- _Written request_: Below, find the line containing "Rebuild this chart" and the line containing "ax.axhline(t, color='#e9e9e9', lw=1, zorder=1)"; reproduce exactly those two and every line between them, omitting pictures.
— start Task material —
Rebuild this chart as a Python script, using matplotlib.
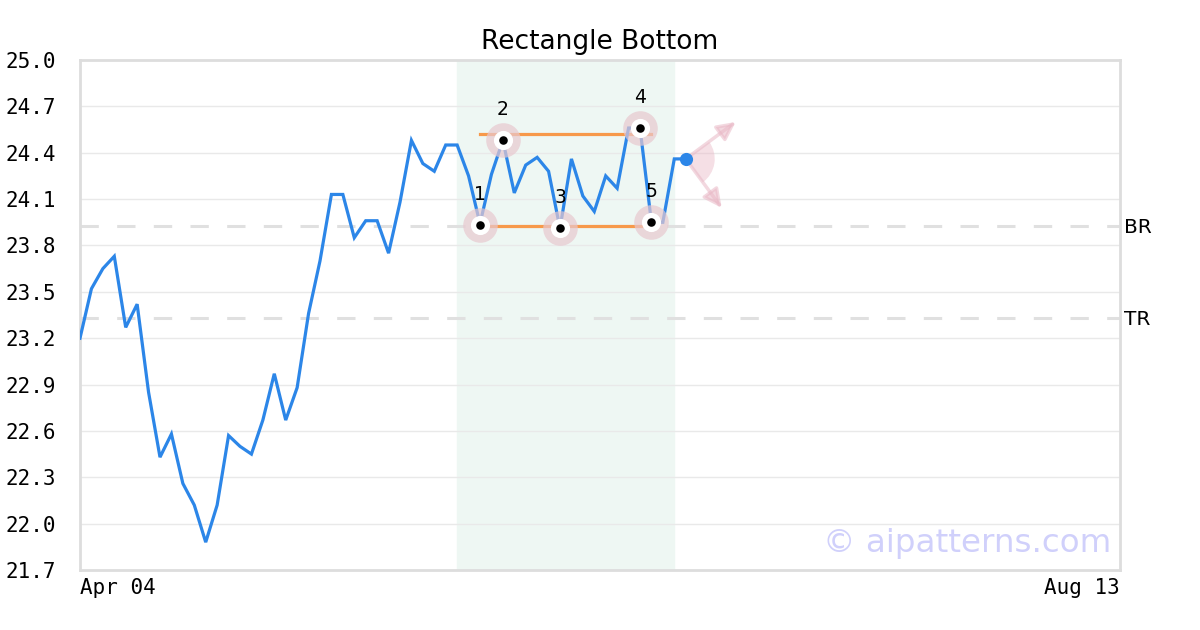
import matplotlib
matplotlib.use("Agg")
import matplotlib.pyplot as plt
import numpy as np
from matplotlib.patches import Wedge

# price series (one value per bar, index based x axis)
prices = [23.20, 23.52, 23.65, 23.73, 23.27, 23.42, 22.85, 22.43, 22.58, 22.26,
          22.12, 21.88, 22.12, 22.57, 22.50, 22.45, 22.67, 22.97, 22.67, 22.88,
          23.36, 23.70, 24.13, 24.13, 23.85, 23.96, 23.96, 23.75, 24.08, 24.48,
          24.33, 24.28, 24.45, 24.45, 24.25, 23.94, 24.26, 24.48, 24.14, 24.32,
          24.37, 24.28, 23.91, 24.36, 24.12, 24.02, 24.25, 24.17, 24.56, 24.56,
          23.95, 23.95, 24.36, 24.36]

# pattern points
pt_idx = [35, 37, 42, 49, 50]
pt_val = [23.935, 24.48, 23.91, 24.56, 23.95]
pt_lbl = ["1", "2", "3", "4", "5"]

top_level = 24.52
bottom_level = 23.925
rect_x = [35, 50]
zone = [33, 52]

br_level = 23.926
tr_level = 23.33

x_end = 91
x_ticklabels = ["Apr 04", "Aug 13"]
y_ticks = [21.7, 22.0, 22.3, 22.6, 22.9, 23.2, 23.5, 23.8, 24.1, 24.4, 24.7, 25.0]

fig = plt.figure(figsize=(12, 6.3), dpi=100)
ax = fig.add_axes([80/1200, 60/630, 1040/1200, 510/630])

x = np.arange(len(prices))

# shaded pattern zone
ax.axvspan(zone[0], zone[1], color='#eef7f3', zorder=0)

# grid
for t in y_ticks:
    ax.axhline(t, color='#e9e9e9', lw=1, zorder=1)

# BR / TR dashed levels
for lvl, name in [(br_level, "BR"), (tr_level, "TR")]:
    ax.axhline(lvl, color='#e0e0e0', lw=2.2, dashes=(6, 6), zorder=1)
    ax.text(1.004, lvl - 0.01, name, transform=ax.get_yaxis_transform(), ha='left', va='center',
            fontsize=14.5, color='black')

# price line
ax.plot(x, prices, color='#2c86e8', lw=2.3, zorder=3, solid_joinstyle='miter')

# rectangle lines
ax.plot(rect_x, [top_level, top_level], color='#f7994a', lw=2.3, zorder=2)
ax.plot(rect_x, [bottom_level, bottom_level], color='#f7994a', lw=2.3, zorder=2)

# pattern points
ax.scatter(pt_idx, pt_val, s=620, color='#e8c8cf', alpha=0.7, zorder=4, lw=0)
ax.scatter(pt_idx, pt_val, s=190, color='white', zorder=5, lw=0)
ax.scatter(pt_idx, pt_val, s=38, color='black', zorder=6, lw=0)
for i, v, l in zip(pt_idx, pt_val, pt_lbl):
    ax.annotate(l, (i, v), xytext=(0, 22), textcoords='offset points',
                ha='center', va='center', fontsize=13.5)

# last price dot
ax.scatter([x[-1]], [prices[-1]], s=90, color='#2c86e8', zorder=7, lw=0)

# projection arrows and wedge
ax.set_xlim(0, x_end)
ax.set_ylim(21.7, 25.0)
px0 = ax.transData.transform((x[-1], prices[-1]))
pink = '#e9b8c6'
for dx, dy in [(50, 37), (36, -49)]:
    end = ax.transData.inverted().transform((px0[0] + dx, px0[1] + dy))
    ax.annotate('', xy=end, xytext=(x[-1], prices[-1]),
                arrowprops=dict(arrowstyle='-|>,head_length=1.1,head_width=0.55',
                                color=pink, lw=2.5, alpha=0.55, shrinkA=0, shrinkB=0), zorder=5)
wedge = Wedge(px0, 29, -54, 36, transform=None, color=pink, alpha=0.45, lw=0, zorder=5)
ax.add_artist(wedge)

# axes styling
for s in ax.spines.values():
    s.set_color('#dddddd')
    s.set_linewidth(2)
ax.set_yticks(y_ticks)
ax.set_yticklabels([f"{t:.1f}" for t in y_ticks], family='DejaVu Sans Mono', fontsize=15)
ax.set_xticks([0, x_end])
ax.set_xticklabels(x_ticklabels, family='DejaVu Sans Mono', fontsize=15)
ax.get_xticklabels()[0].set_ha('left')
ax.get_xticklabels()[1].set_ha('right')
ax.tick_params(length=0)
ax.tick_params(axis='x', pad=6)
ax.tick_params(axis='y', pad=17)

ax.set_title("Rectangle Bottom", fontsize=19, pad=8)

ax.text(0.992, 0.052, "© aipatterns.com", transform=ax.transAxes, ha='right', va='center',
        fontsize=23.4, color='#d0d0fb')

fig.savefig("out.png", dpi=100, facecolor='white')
— end Task material —
— start Task material —
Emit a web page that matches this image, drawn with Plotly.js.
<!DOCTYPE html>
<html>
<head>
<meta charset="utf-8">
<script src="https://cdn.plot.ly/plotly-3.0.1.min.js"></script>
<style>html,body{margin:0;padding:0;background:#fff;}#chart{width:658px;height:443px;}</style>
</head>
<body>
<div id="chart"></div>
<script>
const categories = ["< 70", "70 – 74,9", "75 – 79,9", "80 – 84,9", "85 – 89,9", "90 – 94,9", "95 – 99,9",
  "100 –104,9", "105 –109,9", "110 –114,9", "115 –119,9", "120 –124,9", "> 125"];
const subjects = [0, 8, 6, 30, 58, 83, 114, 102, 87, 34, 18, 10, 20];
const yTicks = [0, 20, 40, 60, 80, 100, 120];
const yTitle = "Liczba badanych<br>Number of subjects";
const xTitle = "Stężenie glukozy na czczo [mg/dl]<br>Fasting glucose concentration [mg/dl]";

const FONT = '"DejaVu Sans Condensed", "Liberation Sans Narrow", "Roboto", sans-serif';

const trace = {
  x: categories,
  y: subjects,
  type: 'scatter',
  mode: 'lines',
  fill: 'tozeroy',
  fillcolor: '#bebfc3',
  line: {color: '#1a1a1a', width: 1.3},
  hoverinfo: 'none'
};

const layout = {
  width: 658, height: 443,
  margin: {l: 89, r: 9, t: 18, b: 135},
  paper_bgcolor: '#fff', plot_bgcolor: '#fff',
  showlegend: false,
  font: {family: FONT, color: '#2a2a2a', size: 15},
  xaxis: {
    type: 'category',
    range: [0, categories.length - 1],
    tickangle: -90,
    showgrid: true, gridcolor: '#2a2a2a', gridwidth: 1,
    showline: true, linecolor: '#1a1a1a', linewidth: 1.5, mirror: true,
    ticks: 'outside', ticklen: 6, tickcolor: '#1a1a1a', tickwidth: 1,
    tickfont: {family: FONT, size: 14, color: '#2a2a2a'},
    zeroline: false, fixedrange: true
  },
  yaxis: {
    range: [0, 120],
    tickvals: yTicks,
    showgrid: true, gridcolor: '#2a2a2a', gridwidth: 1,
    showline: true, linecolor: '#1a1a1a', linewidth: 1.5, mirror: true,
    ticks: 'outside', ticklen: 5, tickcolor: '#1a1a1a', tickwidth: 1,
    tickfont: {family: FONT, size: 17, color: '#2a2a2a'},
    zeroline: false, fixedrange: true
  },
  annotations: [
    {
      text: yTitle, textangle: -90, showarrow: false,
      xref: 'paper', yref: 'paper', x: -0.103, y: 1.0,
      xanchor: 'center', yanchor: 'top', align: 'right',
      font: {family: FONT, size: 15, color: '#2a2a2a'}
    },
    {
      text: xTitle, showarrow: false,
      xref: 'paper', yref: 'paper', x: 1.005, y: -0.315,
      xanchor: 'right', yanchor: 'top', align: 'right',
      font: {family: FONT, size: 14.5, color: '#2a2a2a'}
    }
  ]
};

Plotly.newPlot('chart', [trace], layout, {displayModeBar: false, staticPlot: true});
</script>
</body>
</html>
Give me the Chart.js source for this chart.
— end Task material —
- _Reply to the exercise_:
Rebuild this chart as a Python script, using matplotlib.
import matplotlib
matplotlib.use("Agg")
import matplotlib.pyplot as plt
import numpy as np
from matplotlib.patches import Wedge

# price series (one value per bar, index based x axis)
prices = [23.20, 23.52, 23.65, 23.73, 23.27, 23.42, 22.85, 22.43, 22.58, 22.26,
          22.12, 21.88, 22.12, 22.57, 22.50, 22.45, 22.67, 22.97, 22.67, 22.88,
          23.36, 23.70, 24.13, 24.13, 23.85, 23.96, 23.96, 23.75, 24.08, 24.48,
          24.33, 24.28, 24.45, 24.45, 24.25, 23.94, 24.26, 24.48, 24.14, 24.32,
          24.37, 24.28, 23.91, 24.36, 24.12, 24.02, 24.25, 24.17, 24.56, 24.56,
          23.95, 23.95, 24.36, 24.36]

# pattern points
pt_idx = [35, 37, 42, 49, 50]
pt_val = [23.935, 24.48, 23.91, 24.56, 23.95]
pt_lbl = ["1", "2", "3", "4", "5"]

top_level = 24.52
bottom_level = 23.925
rect_x = [35, 50]
zone = [33, 52]

br_level = 23.926
tr_level = 23.33

x_end = 91
x_ticklabels = ["Apr 04", "Aug 13"]
y_ticks = [21.7, 22.0, 22.3, 22.6, 22.9, 23.2, 23.5, 23.8, 24.1, 24.4, 24.7, 25.0]

fig = plt.figure(figsize=(12, 6.3), dpi=100)
ax = fig.add_axes([80/1200, 60/630, 1040/1200, 510/630])

x = np.arange(len(prices))

# shaded pattern zone
ax.axvspan(zone[0], zone[1], color='#eef7f3', zorder=0)

# grid
for t in y_ticks:
    ax.axhline(t, color='#e9e9e9', lw=1, zorder=1)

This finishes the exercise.